[Start The records]

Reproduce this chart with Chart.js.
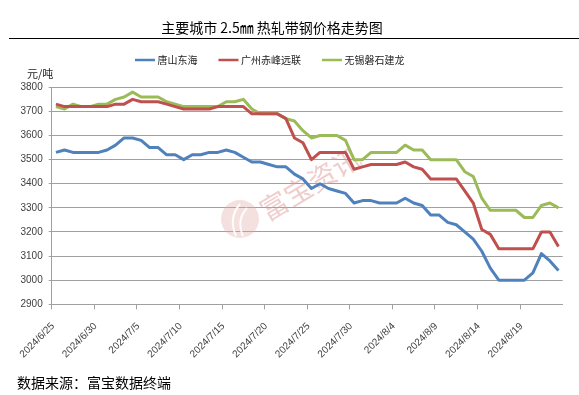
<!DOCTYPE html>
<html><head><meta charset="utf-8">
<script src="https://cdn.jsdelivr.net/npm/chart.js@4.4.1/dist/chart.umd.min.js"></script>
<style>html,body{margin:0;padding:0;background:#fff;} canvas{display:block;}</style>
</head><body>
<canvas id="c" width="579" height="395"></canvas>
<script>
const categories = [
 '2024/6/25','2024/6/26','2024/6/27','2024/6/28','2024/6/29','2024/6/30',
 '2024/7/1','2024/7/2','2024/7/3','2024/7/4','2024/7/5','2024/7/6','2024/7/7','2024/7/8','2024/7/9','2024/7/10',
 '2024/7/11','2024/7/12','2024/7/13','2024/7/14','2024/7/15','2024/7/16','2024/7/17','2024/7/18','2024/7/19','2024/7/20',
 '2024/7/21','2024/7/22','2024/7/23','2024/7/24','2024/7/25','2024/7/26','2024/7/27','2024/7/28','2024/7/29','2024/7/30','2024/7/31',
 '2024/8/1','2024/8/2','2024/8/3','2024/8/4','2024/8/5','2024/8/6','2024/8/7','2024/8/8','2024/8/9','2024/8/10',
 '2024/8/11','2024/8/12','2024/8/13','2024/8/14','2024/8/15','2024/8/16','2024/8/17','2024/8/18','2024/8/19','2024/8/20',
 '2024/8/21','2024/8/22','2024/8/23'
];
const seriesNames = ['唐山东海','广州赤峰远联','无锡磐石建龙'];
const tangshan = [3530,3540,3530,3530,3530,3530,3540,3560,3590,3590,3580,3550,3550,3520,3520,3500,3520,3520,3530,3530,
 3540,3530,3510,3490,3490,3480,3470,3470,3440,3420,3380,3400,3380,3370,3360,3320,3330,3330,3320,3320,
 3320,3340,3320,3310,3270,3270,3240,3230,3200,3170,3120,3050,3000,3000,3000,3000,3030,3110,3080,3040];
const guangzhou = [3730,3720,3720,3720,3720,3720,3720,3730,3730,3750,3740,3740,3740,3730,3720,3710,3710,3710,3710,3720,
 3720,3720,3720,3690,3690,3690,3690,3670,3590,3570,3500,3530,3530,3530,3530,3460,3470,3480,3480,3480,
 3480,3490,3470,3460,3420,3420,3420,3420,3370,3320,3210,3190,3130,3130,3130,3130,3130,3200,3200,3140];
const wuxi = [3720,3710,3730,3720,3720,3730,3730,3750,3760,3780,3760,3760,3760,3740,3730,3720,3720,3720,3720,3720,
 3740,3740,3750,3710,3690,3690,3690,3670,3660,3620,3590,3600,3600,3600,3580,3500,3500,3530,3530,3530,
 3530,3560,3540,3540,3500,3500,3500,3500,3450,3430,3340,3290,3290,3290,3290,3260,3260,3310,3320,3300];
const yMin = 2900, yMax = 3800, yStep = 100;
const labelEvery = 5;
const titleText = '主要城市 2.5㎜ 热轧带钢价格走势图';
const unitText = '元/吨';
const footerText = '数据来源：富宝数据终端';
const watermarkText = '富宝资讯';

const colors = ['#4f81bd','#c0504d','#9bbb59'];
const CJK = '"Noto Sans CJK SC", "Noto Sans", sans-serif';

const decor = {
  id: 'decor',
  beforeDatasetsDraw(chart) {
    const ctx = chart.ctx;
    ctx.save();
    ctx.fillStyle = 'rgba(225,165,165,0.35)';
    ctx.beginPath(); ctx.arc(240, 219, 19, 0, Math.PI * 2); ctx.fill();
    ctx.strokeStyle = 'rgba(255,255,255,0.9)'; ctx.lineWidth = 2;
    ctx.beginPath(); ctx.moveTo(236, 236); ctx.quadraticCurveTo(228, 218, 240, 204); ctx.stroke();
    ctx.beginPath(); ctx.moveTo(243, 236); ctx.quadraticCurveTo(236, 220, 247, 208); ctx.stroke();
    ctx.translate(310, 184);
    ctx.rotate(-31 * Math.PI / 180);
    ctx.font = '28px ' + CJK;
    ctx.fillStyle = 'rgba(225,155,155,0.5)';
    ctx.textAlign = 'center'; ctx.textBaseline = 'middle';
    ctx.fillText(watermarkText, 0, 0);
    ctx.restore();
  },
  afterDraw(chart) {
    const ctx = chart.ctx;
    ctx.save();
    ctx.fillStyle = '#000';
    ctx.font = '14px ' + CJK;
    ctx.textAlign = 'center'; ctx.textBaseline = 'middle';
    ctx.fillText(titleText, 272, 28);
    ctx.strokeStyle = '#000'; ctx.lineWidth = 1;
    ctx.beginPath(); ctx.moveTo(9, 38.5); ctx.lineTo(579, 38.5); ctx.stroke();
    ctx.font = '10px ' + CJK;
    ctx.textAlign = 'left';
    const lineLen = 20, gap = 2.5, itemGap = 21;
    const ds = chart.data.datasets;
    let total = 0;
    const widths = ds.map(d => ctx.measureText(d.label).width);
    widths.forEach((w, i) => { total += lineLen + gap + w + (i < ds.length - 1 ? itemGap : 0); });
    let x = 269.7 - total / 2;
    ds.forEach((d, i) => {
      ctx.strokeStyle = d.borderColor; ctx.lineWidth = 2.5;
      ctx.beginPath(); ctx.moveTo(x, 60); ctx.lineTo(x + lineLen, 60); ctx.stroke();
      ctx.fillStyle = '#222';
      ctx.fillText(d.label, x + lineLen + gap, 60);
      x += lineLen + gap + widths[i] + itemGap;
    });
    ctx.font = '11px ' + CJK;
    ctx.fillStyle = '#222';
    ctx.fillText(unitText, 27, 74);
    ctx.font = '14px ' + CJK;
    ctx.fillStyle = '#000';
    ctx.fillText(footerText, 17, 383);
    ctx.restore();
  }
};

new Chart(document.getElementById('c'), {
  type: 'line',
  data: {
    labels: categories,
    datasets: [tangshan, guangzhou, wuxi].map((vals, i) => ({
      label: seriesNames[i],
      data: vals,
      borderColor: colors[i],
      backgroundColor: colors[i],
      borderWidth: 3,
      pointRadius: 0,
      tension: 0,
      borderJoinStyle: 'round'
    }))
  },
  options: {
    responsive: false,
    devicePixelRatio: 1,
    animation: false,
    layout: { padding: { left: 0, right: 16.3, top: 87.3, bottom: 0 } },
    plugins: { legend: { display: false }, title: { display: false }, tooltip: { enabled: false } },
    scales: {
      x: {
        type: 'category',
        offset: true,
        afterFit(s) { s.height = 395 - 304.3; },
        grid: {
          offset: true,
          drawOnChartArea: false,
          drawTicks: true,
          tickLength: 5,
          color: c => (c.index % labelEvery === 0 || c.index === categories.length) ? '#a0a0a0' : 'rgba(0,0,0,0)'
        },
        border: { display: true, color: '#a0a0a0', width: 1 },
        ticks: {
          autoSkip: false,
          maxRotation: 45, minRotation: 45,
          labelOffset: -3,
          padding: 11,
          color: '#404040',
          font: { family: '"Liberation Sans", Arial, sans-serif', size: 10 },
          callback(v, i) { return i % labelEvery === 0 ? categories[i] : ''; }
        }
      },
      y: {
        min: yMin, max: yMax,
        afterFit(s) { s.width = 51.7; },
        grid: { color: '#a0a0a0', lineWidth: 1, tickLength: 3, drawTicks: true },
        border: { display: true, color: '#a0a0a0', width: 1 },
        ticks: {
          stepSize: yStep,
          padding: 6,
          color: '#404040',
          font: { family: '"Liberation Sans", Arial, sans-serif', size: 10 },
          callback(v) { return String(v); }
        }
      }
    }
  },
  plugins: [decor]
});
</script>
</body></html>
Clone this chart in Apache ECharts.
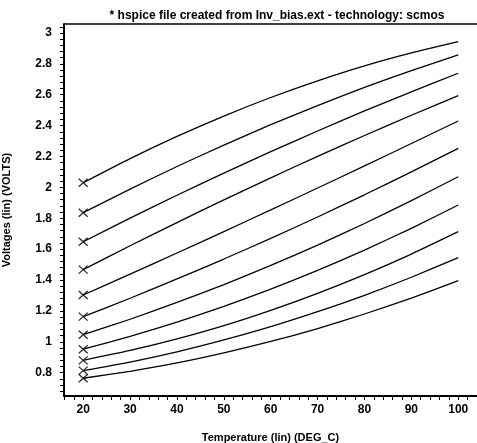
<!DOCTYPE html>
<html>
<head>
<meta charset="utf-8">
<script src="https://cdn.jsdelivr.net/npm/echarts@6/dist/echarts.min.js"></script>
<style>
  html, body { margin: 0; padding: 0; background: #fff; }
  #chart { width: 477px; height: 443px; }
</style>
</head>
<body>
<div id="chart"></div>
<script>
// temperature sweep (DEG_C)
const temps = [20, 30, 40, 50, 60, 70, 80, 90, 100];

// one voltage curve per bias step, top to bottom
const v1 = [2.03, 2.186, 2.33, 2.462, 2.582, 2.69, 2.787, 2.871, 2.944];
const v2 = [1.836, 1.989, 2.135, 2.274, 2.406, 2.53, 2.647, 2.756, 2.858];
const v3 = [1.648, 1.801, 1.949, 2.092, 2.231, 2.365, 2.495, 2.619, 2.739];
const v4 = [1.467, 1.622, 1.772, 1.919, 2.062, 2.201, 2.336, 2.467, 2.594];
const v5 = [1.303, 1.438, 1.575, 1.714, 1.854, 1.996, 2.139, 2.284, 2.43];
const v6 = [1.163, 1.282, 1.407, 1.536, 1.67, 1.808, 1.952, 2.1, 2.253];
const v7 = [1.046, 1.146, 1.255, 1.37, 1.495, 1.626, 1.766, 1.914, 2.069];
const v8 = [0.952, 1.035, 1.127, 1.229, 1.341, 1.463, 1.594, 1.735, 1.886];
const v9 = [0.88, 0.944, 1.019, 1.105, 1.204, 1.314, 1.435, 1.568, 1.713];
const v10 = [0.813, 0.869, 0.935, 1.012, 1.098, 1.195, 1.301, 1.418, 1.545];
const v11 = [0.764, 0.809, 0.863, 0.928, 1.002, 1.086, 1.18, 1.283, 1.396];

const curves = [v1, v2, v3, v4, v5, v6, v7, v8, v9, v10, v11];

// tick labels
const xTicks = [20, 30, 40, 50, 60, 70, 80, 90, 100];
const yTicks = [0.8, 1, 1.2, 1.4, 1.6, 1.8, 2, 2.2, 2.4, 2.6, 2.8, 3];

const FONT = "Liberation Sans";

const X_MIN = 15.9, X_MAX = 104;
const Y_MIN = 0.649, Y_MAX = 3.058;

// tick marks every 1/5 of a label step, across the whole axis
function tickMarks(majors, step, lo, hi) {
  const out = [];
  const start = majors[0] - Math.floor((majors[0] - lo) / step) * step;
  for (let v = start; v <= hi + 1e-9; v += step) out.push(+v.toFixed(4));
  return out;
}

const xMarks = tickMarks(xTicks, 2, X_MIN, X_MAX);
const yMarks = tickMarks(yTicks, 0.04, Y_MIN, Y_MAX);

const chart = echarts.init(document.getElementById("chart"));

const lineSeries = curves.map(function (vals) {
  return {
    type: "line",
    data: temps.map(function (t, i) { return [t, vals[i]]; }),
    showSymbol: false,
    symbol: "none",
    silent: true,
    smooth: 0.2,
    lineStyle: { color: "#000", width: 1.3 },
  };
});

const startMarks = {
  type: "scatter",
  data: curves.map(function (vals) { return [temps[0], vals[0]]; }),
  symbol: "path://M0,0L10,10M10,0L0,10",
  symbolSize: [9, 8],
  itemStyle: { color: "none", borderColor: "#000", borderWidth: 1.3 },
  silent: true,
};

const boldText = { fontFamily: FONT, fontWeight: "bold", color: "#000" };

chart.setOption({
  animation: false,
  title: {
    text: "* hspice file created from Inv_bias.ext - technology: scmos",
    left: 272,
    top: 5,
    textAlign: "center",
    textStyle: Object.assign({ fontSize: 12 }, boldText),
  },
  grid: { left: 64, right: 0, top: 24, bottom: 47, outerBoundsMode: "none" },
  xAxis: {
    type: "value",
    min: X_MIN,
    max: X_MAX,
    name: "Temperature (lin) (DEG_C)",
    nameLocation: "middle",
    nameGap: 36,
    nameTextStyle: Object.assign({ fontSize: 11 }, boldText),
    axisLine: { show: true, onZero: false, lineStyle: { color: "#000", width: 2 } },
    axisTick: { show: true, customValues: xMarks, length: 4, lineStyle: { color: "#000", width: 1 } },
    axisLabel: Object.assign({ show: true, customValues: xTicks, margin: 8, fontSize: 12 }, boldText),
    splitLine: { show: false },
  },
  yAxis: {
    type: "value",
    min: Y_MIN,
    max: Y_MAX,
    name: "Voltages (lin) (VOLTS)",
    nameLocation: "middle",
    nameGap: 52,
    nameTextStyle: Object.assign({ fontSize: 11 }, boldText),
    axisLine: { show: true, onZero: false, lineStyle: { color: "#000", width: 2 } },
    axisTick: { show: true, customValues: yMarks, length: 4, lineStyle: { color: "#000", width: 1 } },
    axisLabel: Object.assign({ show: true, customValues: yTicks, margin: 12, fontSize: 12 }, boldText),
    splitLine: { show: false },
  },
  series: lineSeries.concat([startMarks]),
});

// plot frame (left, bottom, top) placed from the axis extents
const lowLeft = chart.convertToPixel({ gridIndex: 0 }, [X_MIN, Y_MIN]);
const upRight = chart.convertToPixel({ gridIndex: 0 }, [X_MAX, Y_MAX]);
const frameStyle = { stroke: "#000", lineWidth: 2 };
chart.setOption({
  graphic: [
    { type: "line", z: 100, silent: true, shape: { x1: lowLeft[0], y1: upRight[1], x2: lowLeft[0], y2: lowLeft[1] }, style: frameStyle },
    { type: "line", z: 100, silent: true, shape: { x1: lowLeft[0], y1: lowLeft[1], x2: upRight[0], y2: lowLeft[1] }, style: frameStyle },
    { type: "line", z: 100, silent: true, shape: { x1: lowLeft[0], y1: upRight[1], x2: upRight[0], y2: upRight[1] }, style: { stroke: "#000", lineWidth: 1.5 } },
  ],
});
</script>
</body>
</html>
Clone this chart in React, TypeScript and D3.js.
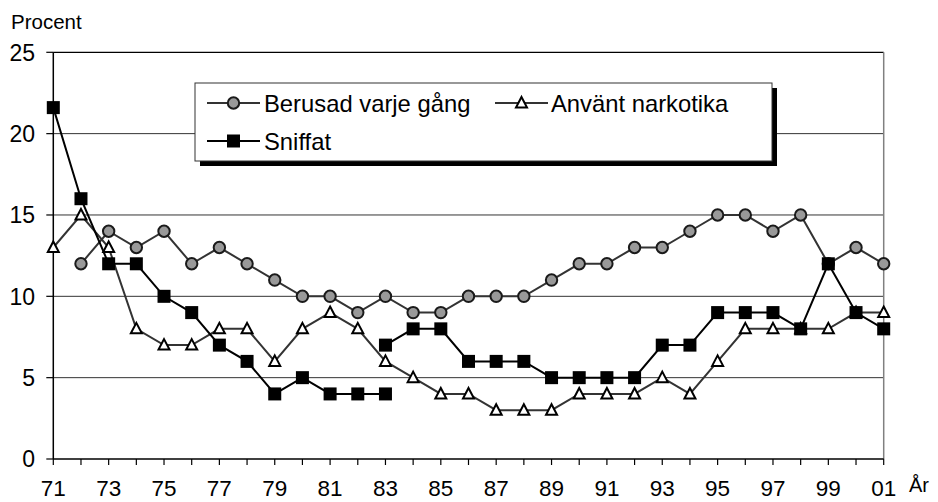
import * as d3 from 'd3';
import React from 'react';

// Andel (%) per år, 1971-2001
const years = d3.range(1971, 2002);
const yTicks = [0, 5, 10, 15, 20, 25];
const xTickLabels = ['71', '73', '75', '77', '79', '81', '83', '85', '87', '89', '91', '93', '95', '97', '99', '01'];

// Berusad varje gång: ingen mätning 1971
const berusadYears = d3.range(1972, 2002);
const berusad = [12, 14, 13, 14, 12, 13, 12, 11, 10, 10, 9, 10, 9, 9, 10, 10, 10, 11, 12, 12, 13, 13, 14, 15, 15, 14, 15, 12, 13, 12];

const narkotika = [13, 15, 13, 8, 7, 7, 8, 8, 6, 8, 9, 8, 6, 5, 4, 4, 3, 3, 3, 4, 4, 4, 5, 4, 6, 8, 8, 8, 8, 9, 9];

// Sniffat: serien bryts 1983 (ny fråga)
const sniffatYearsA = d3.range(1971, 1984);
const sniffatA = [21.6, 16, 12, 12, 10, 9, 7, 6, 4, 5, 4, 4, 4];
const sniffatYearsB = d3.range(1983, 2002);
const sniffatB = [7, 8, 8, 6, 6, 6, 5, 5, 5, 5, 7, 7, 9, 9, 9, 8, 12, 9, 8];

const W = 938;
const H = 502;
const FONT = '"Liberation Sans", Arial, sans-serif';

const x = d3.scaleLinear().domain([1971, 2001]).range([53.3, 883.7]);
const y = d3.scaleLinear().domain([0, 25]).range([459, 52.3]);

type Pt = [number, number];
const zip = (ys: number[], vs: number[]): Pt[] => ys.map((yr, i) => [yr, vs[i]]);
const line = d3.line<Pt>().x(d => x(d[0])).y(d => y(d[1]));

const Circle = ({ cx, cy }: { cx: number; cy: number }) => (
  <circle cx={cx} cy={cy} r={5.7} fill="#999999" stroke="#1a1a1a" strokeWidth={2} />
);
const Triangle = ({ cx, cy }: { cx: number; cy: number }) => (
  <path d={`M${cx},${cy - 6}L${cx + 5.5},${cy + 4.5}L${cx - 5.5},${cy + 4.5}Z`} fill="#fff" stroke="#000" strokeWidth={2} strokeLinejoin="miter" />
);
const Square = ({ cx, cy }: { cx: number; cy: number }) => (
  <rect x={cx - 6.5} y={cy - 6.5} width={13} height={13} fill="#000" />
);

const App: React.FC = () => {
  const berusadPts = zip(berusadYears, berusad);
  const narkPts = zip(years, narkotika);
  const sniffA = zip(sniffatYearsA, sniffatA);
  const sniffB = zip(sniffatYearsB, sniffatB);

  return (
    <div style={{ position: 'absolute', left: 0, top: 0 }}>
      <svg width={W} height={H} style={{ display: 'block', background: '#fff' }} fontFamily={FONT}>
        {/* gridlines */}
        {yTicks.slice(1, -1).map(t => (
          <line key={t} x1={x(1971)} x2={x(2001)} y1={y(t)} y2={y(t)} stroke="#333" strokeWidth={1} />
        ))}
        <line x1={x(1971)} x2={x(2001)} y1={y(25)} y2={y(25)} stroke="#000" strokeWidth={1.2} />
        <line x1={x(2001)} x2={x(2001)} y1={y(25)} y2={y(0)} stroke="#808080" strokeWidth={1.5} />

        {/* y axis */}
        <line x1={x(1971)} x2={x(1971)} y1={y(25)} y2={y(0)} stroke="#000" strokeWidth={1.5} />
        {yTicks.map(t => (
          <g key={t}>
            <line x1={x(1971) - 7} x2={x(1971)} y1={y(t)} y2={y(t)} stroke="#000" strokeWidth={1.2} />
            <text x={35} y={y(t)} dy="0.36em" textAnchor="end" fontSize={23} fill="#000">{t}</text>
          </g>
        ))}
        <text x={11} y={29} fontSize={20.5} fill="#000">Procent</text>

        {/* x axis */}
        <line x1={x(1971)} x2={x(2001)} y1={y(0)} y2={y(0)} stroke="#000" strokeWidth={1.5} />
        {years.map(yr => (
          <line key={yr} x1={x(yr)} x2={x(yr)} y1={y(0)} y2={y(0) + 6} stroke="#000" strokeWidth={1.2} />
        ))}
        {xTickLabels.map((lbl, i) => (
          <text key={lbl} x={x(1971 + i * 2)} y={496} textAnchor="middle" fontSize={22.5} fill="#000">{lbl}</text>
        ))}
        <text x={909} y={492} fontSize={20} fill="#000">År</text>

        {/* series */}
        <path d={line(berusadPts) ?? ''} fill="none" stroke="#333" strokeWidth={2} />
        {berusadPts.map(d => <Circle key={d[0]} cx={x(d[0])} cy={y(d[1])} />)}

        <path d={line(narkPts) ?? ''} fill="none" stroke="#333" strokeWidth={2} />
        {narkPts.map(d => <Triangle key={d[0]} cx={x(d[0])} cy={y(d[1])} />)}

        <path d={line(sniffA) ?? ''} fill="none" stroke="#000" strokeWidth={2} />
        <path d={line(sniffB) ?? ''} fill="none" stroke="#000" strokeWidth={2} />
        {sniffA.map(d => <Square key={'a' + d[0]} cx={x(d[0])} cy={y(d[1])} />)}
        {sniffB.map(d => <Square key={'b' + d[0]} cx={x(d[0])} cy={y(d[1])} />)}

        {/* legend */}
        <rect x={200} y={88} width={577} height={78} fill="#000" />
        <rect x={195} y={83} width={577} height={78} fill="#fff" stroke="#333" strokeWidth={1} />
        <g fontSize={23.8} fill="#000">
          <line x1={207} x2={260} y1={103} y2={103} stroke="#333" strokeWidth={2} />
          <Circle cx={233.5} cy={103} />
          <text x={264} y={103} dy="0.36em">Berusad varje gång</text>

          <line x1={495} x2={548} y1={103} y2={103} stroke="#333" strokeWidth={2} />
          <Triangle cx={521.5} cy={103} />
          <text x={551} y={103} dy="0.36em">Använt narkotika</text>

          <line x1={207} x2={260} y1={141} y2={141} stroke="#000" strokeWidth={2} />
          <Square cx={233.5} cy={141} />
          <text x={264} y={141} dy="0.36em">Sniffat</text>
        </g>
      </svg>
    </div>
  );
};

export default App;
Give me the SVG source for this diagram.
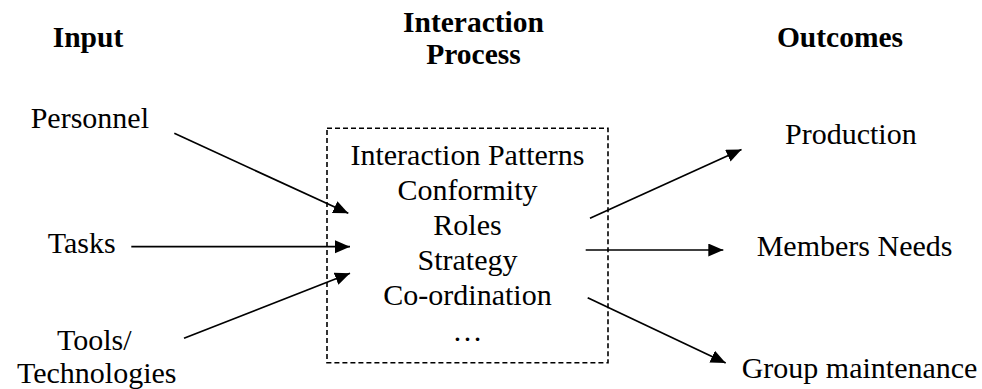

[End The records]

**Your goal**
State the number of lines in the records that include "React", and write nothing else.

**Output**
3